I can’t really see anyone aside from Authority fans really digging this book. It’s not Millar-y enough to appeal to his hardcore fans (though they probably already have read it) and it’s not like Jenny Sparks is a belovedly missed character (though I would definitely like to hear more about her getting sent into a crazy depression). Bonus points for getting a pretty good intro by Authority creator Warren Ellis in the book too!
HELLBLAZER: THE ROOTS OF COINCIDENCE (Vertigo/DC)
Written by Andy Diggle, drawn by Giuseppe Camuncoli & Leonardo Manco
Collects Hellblazer #243-244, 247-249
Even though this collection of Hellblazer breaks my number one rule for trades (collect EVERY ISSUE consecutively), it was still an interesting read. But, in cases like this I’m always left asking “Would it have killed them to include those two other issues?” I don’t tend to read Hellblazer books in any kind of order, just reading whatever trades I get my hands on, but it’s still frustrating to have that question mark hanging over my reading experience.

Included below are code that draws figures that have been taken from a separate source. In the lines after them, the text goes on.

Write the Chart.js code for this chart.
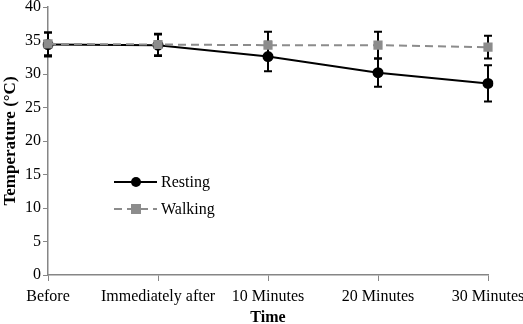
<!DOCTYPE html>
<html><head><meta charset="utf-8">
<script src="https://cdn.jsdelivr.net/npm/chart.js@4/dist/chart.umd.min.js"></script>
<style>html,body{margin:0;padding:0;background:#fff}#wrap{width:523px;height:324px}</style>
</head><body><div id="wrap"><canvas id="c" width="523" height="324"></canvas></div>
<script>
const categories = ["Before", "Immediately after", "10 Minutes", "20 Minutes", "30 Minutes"];
const restingValues = [34.4, 34.3, 32.6, 30.2, 28.6];
const restingErrors = [1.8, 1.6, 2.2, 2.1, 2.7];
const walkingValues = [34.5, 34.4, 34.3, 34.3, 34.0];
const walkingErrors = [1.7, 1.6, 2.0, 2.0, 1.7];
const yTicks = [0, 5, 10, 15, 20, 25, 30, 35, 40];

const FONT = "'Liberation Serif', 'Times New Roman', serif";
const GRAY = '#8c8c8c';
const AXIS = '#868686';

const errorBarPlugin = {
  id: 'errorBars',
  beforeDatasetsDraw(chart) {
    const ctx = chart.ctx, y = chart.scales.y;
    ctx.save();
    ctx.strokeStyle = '#000';
    ctx.lineWidth = 2;
    chart.data.datasets.forEach((ds, di) => {
      const meta = chart.getDatasetMeta(di);
      meta.data.forEach((pt, i) => {
        const v = ds.data[i], e = ds.errors[i];
        const yt = y.getPixelForValue(v + e), yb = y.getPixelForValue(v - e);
        const x = pt.x;
        ctx.beginPath();
        ctx.moveTo(x, yt); ctx.lineTo(x, yb);
        ctx.moveTo(x - 4, yt); ctx.lineTo(x + 4, yt);
        ctx.moveTo(x - 4, yb); ctx.lineTo(x + 4, yb);
        ctx.stroke();
      });
    });
    ctx.restore();
  }
};

const legendPlugin = {
  id: 'innerLegend',
  afterDraw(chart) {
    const ctx = chart.ctx;
    ctx.save();
    const items = [
      {ds: chart.data.datasets[0], y: 182},
      {ds: chart.data.datasets[1], y: 209}
    ];
    items.forEach(it => {
      const ds = it.ds;
      ctx.strokeStyle = ds.borderColor;
      ctx.lineWidth = 2;
      ctx.setLineDash(ds.borderDash || []);
      ctx.beginPath();
      ctx.moveTo(114, it.y); ctx.lineTo(157, it.y);
      ctx.stroke();
      ctx.setLineDash([]);
      ctx.fillStyle = ds.pointBackgroundColor;
      if (ds.pointStyle === 'circle') {
        ctx.beginPath(); ctx.arc(136, it.y, 5, 0, Math.PI * 2); ctx.fill();
      } else {
        ctx.fillRect(131, it.y - 5, 10, 10);
      }
      ctx.fillStyle = '#000';
      ctx.font = '16px ' + FONT;
      ctx.textBaseline = 'middle';
      ctx.textAlign = 'left';
      ctx.fillText(ds.label, 161, it.y + 1);
    });
    ctx.restore();
  }
};

new Chart(document.getElementById('c'), {
  type: 'line',
  data: {
    labels: categories,
    datasets: [
      {
        label: 'Resting', data: restingValues, errors: restingErrors,
        borderColor: '#000', borderWidth: 2, pointStyle: 'circle',
        pointRadius: 5.5, pointBackgroundColor: '#000', pointBorderColor: '#000',
        pointBorderWidth: 0, tension: 0, order: 1
      },
      {
        label: 'Walking', data: walkingValues, errors: walkingErrors,
        borderColor: GRAY, borderWidth: 2, borderDash: [8, 5], pointStyle: 'rect',
        pointRadius: 6.5, pointBackgroundColor: GRAY, pointBorderColor: GRAY,
        pointBorderWidth: 0, tension: 0, order: 0
      }
    ]
  },
  options: {
    responsive: false,
    animation: false,
    layout: {padding: {left: 0, right: 35, top: 7, bottom: 0}},
    plugins: {legend: {display: false}, tooltip: {enabled: false}},
    scales: {
      x: {
        offset: false,
        grid: {drawOnChartArea: false, drawTicks: true, tickLength: 6, color: AXIS, offset: false},
        border: {color: AXIS, width: 1.5},
        ticks: {color: '#000', font: {family: FONT, size: 16}, maxRotation: 0, autoSkip: false, padding: 6},
        title: {display: true, text: 'Time', color: '#000', font: {family: FONT, size: 16, weight: 'bold'}, padding: {top: 3, bottom: -3}},
        afterFit(s) { s.height = 49; s.paddingLeft = 0; s.paddingRight = 0; }
      },
      y: {
        min: 0, max: 40,
        afterBuildTicks(s) { s.ticks = yTicks.map(v => ({value: v})); },
        grid: {drawOnChartArea: false, drawTicks: true, tickLength: 5, color: AXIS},
        border: {color: AXIS, width: 1.5},
        ticks: {color: '#000', font: {family: FONT, size: 16}, padding: 2},
        title: {display: true, text: 'Temperature (°C)', color: '#000', font: {family: FONT, size: 17, weight: 'bold'}, padding: {top: 0, bottom: 0}},
        afterFit(s) { s.width = 48; s.paddingTop = 0; s.paddingBottom = 0; }
      }
    }
  },
  plugins: [errorBarPlugin, legendPlugin]
});
</script></body></html>
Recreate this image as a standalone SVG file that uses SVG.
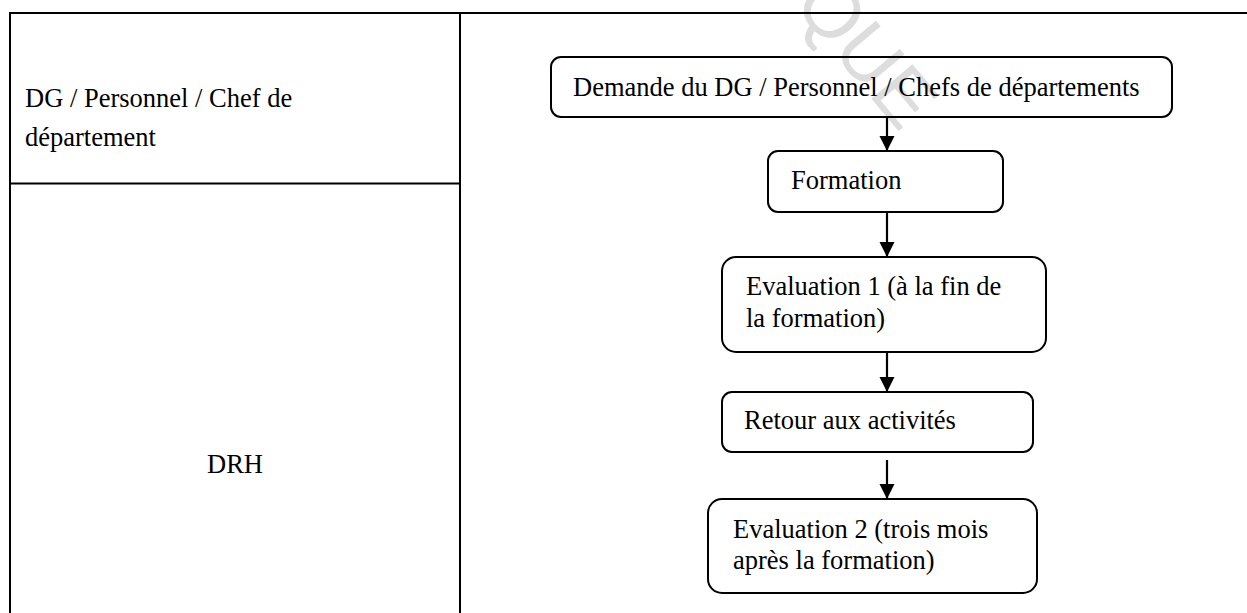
<svg xmlns="http://www.w3.org/2000/svg" width="1247" height="613" viewBox="0 0 1247 613">
  <style>
    .grid { stroke: #000; stroke-width: 2; fill: none; }
    .box { stroke: #000; stroke-width: 2; fill: none; }
    .lbl { font-family: "Liberation Serif", "Times New Roman", serif; font-size: 26.5px; fill: #000; }
    .wm { font-family: "Liberation Sans", Arial, sans-serif; font-size: 78px; fill: #dddddd; }
    .conn { stroke: #000; stroke-width: 2.2; fill: none; }
  </style>
  <defs>
    <marker id="arrow" markerWidth="7" markerHeight="7" refX="7" refY="3.5" orient="auto" markerUnits="strokeWidth">
      <path d="M0,0 L7,3.5 L0,7 Z" fill="#000"/>
    </marker>
  </defs>
  <rect width="1247" height="613" fill="#fff"/>

  <!-- faint background stamp -->
  <text class="wm" transform="translate(792,4) rotate(50)">QUE</text>

  <!-- swimlane table -->
  <g id="table">
    <path class="grid" d="M10,614 V13 H1248"/>
    <line class="grid" x1="460" y1="13" x2="460" y2="614"/>
    <line class="grid" x1="10" y1="183.5" x2="460" y2="183.5"/>
  </g>

  <g id="lane-dg">
    <text class="lbl" x="25" y="107">DG / Personnel / Chef de</text>
    <text class="lbl" x="25" y="146">département</text>
  </g>
  <g id="lane-drh">
    <text class="lbl" x="235" y="473" text-anchor="middle">DRH</text>
  </g>

  <!-- connectors -->
  <g id="connectors">
    <line class="conn" x1="887" y1="117" x2="887" y2="151" marker-end="url(#arrow)"/>
    <line class="conn" x1="887" y1="212" x2="887" y2="257" marker-end="url(#arrow)"/>
    <line class="conn" x1="887" y1="352" x2="887" y2="392" marker-end="url(#arrow)"/>
    <line class="conn" x1="887" y1="460" x2="887" y2="499" marker-end="url(#arrow)"/>
  </g>

  <g id="node-demande">
    <rect class="box" x="551" y="57" width="621" height="60" rx="10"/>
    <text class="lbl" x="573" y="96">Demande du DG / Personnel / Chefs de départements</text>
  </g>
  <g id="node-formation">
    <rect class="box" x="768" y="151" width="235" height="61" rx="10"/>
    <text class="lbl" x="791" y="189">Formation</text>
  </g>
  <g id="node-evaluation1">
    <rect class="box" x="722" y="257" width="324" height="95" rx="14"/>
    <text class="lbl" x="746" y="295">Evaluation 1 (à la fin de</text>
    <text class="lbl" x="746" y="327">la formation)</text>
  </g>
  <g id="node-retour">
    <rect class="box" x="722" y="392" width="311" height="60" rx="10"/>
    <text class="lbl" x="744" y="429">Retour aux activités</text>
  </g>
  <g id="node-evaluation2">
    <rect class="box" x="708" y="499" width="329" height="94" rx="14"/>
    <text class="lbl" x="733" y="538">Evaluation 2 (trois mois</text>
    <text class="lbl" x="733" y="569">après la formation)</text>
  </g>
</svg>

Anyway, the book is broken up into two related stories, the first about a room in the Vatican that doesn’t allow God to see what’s going on inside. The idea is that priests can go in there and do whatever their black hearts desire to whoever they can find and it won’t be considered breaking their vows. Considering all the bad energy in the place, it should come as no surprise that a demon gets loosed inside. I was raised Catholic, don’t practice now, but also took a lot of classics and lit classes in college that focused on Church teachings and its history, so the story was really interesting to me and had me wondering if that room really exists in the real Vatican. Constantine gets called in to get rid of the demon, but also has motives of his own. Without giving it away, I give Diggle a lot of credit for adding a few extra layers to the story than what someone else might have done.
The second story involves a businessman who’s done a lot of wrong trying to set up his own private heaven and then killing himself. He gets a demon to help him, but Constantine gets involved and winds up serving his own brand of justice. After that, though, we get an issue that probably plays better with people who have been reading Hellblazer comics for longer than me as Constantine comes face to face with the force that has been plaguing him for years. I’ll be honest, I didn’t completely understand it, but I think I liked it.
There are two elements that I really liked in this book. First off, the artists are amazing. Camuncoli and Manco should always be drawing Hellblazer or Hellboy comics as far as I’m concerned. They’re perfectly suited for this kind of work. The other aspect that I liked was Diggle’s ability to really set Constantine up as a man with a strong grasp of his own morality, punishing privileged, wicked men who has a devilish way of putting people in their place. He’s a great character that I really enjoy reading about and would have liked to have gotten those extra two issues in this book!